If you were a brand, what would you be?


By: Andres Poch

When applying for my position as event designer at ember, Kathy asked me “If you were a brand, what would you be?” This question left me stunned and I had to ask Kathy for time to think my answer over and promise I would get back to her with an answer later. I had heard a similar version of that question when trying to think of marketing strategies and design aesthetics for a brand; but this version of the question was “if your brand were a person, what brands would they buy?”. This question gives a huge amount of insight into what the brand would look like, what the core target audience would be, how niche specific the brand is, among many other things. Kathy’s question instead, asked a for a really precise answer; I had to figure out what brand would be able to encompass all of the abilities I wanted to show ember and tell the story of who I am as a designer.

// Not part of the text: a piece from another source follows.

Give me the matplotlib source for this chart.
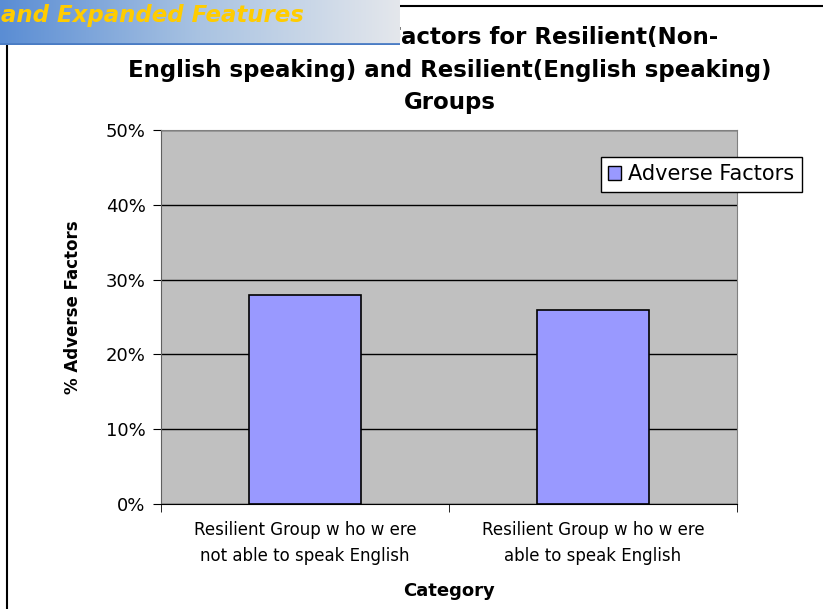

            After lots of pondering and deep family conversations, we came to the conclusion that LEGO should be the brand to represent me. LEGO had started from the humble beginnings of a carpenter toy maker who realized that the quality missing from all toys was their ability to fit with each other regardless of what set they come from or what year they were made. By creating a system of compatibility between products they were able to turn a simple plastic brick into a boat, a castle, and even the Millennium Falcon. The reason why I resonate so much with LEGO, is due to their ability to provide a simple system of blocks to open the gates to a universe of infinite possibility, and a catalyst to creativity and curiosity. No matter your age, what you do, what your passion is; if you’re given a set of LEGO bricks you can find a way to build something that is special to you that you can play with.

            Coming from the world of theater and diving into the world of event design, it has been useful to translate the teachings from LEGO into real life projects. And I’m not talking about making all of our events out LEGO (which personally would be a project I would love to work on), but instead looking at the different materials that we use and how by rethinking their use or embracing repetition a whole new creative structure can come alive and showcase the clients brand in a unique way. This reinvention of materials could mean painting a flat to making it look like wall of brick to creating a ‘Shoenado’ by hanging shoes from the ceiling.

Taking it one step further, we could also take a look at the building blocks that are the team members who bring an event together and see how - by creating a reliable system - these bricks can be switched around and placed in different ways to create a myriad of possibilities when it comes to the gatherings we offer our clients. Creating a solid team of Gathering producers, Brand Managers, Designers, and Vendors will ensure that, no matter how the client decides to shuffle the system or build a whole new structure, our building blocks will still be there to lock into place and produce an amazing gathering.

Coming full circle now, I have been able to come to Kathy with a solution, but I’ve also been able to understand what it is that I can supply to the team and the perfect brand to exemplify it with. At ember we are here to provide unique solutions rooted in a reliable system with the insight of looking at materials under a new creative light. The most important lesson to be learned from LEGO is, not only to be playful and have fun, but, in the words of its founder Ole Kirk Christiansen, "leg godt" or in English "play well."